What do you see as Thoreau’s relevance to individuals today besides the obvious connections to the environmental movement and the civil rights movement?
The prod to pay attention, as I mentioned before. Question something when it doesn’t seem right to you, even if everyone else is passively going along with it. Don’t be negative just to be negative. But really think about what you are doing. Live deliberately.
Also: Find the extraordinary in the ordinary. If you read Thoreau’s journals, you’ll see that he could write at length about the smallest discoveries he made: tiny plants or creatures or scenes that other people just passed by or dismissed. We are surrounded by wonderfulness at every turn. It should be celebrated, even in small ways.
I see on your website that you have written reviews, stories and poetry. What role has writing played in your life and how does it connect with your lifelong profession as a librarian?
I decided in fourth grade that I wanted to be a librarian. I loved books and I loved to read. Then in fifth grade, I started to write stories based on the words in our weekly spelling assignments. Soon after this, I expressed my interest in being a writer to my parents. And one of them told me that it would be a tough way to earn a living. I didn’t think I was tough, so I assumed working as a professional writer was out for me. I still wanted to be a librarian, so I kept to this plan. At least I would be surrounded by books and words. So I got the degree and began working in a variety of libraries.
But the writer inside of me started popping out in the 1990s.

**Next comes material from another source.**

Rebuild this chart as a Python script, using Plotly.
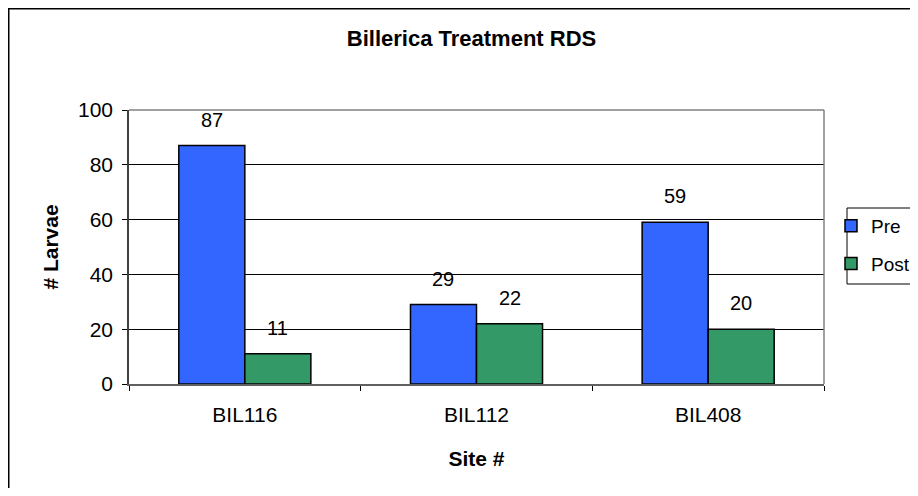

At first, it was through video and book reviews. Then longer articles came about. Around this time, my interest in Thoreau perked back up, too. On the evening of September 11, 2001, when it seemed as though we were all doomed to disaster by some unknown outside force, I said to myself, “I can’t die yet. I haven’t finished writing my novel!” I spent the next five months writing “Watching Henry,” a novel that brings Henry Thoreau as a short-term time traveler to the year 1999. An agent later pitched it to a few publishers, but no one was interested. It’s back in my desk drawer now. But once you write one book, the next one comes a little easier.
It has been a terrific experience to see all of the sides of the publishing business: from reader and librarian, to casual writer and published author. Now I work part-time in a used bookstore, which brings the process full circle. Each one of these volumes and authors went through the same kinds of dilemmas and decisions that I faced. Each book is its own story, separate from the one it tells on the page. I appreciate them even more now.
I do have moments when I question my original choice. Should I have let someone talk me out of becoming a writer, long ago? What books could I have written between then and now? And yet: all of the professional and personal turns I’ve taken have led me to this moment. I wouldn’t have written about Thoreau’s “Journey West” if I hadn’t been working as a librarian in northern Illinois. I wouldn’t have written Thoreau for Kids if I hadn’t been familiar with the series as a librarian first and gotten the idea from the Mark Twain book. Everything is connected. (And I do write about more subjects than just Mr. Thoreau, too.)